28 de outubro de 2006

O ovo e a galinha

Nos dias que correm, em todas as rodas de bate-papo, quando o assunto é política – principalmente a relativa à sucessão nos cargos eletivos – é comum dizer-se que “o povo não sabe votar, não sabe escolher seus representantes”. Fazendo ecoar antigos pensamentos, diz-se, até, que “cada povo tem o governo que merece”.
Sem embargos dos que assim pensam, ouso divergir dessas opiniões, cuja origem, imagino, remonta aos primórdios de nossa colonização, quando para parte dos indivíduos para cá enviados e para os que aqui já viviam era negado o beneplácito da “Coroa” em virtude de características ditas pessoais.
Ora, como é que o povo poderia saber escolher se, ainda hoje, lhe são apresentadas poucas opções?
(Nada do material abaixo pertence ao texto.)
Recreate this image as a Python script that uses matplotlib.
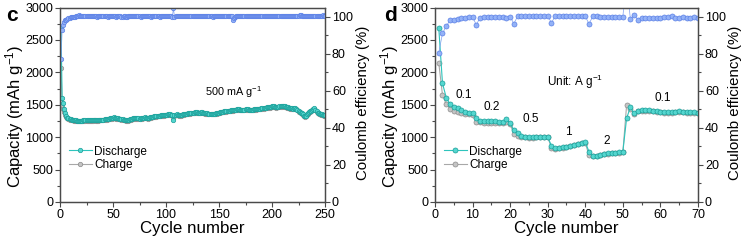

Como é que uma nação composta, em sua maioria, por famintos e por pessoas de pouca – ou nenhuma – instrução poderia discernir aqueles realmente comprometidos com a causa pública daqueles comprometidos apenas com a perpetuação de um estado de coisas que somente interessa às classes dominantes - sejam elas da “oposição” ou da “situação”? Enfim, como é que o povo poderia ser diferente se não lhe foi dada oportunidade para tanto? Impossível!
Um regime verdadeiramente democrático não se resume a dar ao povo o direito ao sufrágio, ao voto. O verdadeiro exercício da cidadania não consiste apenas em marcar um “x” em uma cédula ou apertar os botões de uma máquina. Antes de tudo, a concretização do Estado Democrático de Direito passa, necessariamente, pela criação de políticas públicas que, dentre outras coisas, permitam ao povo escolher seus representantes de acordo com seus reais anseios e necessidades.
Afigura-se absurdo e desrespeitoso obrigar o povo a escolher seus representantes somente entre aqueles considerados aptos pelas classes dominantes – repita-se, sejam elas da “oposição” ou da “situação” -, sobretudo porque essa oferta de possibilidades tem como finalidade precípua – e, às vezes, única – perpetuar o já citado estado de coisas.
É hora, portanto, de dar a todos o mesmo ponto de partida; é hora de dar a cada um o que lhe é devido; é hora de dar ao povo a chance de mudar sua história, seu destino.
Como nessa matéria não há consenso sobre o que é causa e o que é conseqüência, sobre o que veio primeiro – o ovo ou a galinha? –, que pelo menos se deixe aflorar a verdade segundo a qual o povo não é o responsável por suas mazelas.
* Juiz Mário Márcio de Almeida Sousa

2 comentários:

Ciro França disse...

parabenizo o Sr.Dr.Juiz de Direito Juiz Mário Márcio de Almeida Sousa por sua brilhante decisão no caso de São Mateus, sua determinação firme e responsável fez se cumprir a lei.

Anônimo disse...

EXCELENTISSIMO Dr. AMEI A MATÉRIA SOBRE CONCILIAÇÃO, ERA TUDO QUE EU ESPERAVA LER DE ALGUÉM. CONCORDO PLENAMENTE COM SUA POSIÇÃO DIANTE DESSE TEMA. PARA UMS SEM MUITA IMPORTÂNCIA, MAS, PARA OUTROS, UMA CONCILIAÇÃO MAU RESOLVIDA PODE FUTURAMENTE TRAZER A TONA AS SEQUÊLAS ADORMECIDAS COM MAIOR FUROR. UM ABRAÇO. PARABENS!